Perhaps your developers should start choosing how much they commit to, and choose how much they believe they can get done in a time period, rather than having someone from the outside assign how much they think the dev-team can do in a sprint, have the developers self-assign, or pick however many stories they think they can get done within the sprint. You know how many points you completed last sprint, and the sprint before that, and your team has a velocity of points that you regularly complete on average. There's no point committing/assigning more points than the average number of points you've completed in the past in a sprint.

Make sure your boss is informed of delays

If something takes longer than expected, tell your boss, and the Product Owner. Provide the backstory and all the relevant details. Tell what was different, and tell him how you're handling it. More details doesn't hurt, no matter how small or boring those details are, he should know everything that's happening and anything causing a slow-down. It's important that nobody is surprised when something doesn't go as expected, everyone should already know well beforehand.

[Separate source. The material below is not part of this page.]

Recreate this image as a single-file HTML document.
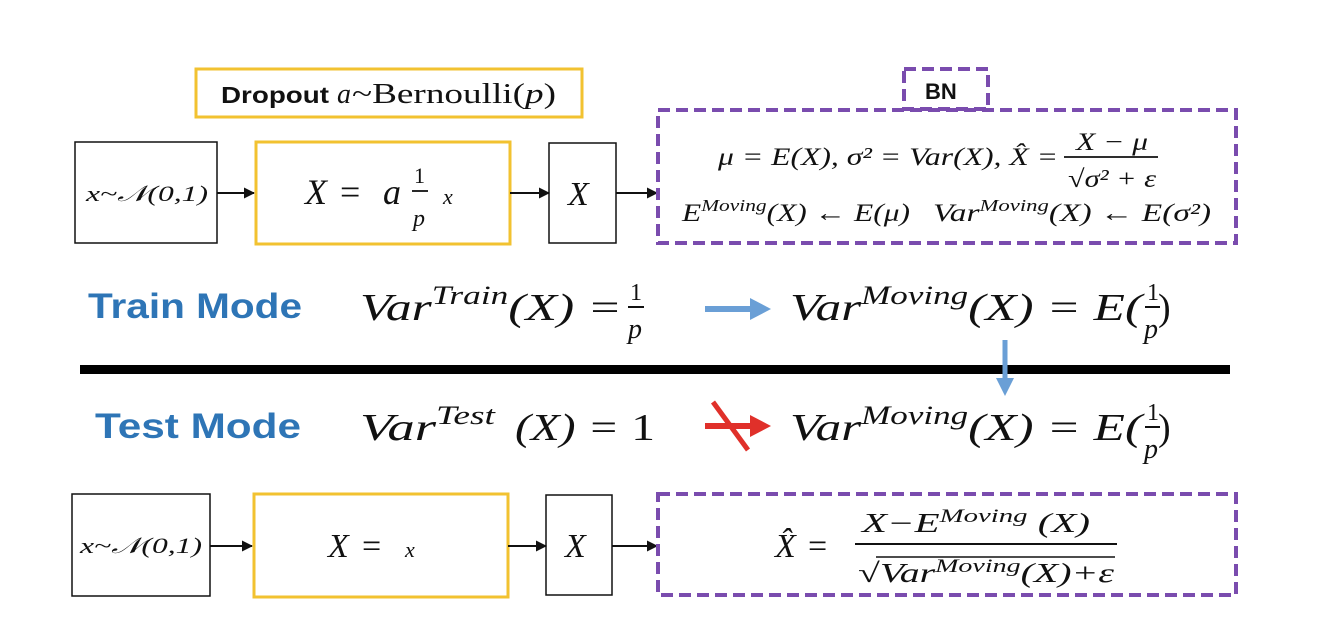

The "burning down the team" comment sounds too vague and general, ask for clarity

I personally would ask for clarifying specific details of who, what, when, where, why, and how did I burn down the team; how much has the team burned out because of those actions, and to quantify the benefits of an alternative method? Anything that sounds too vague needs to be clarified, and if something is inaccurate, point it out with the evidence you've documented.

Correct any distortions of the truth by adding the context

If you think someone exaggerated, edited what you did or said, removed parts of a story (not the scrum kind), or took something out of proportion or context, I would respond to those distortions immediately, and include the background story and context. There's always a history behind everything, so explain the history, the story, and any bumps along the road.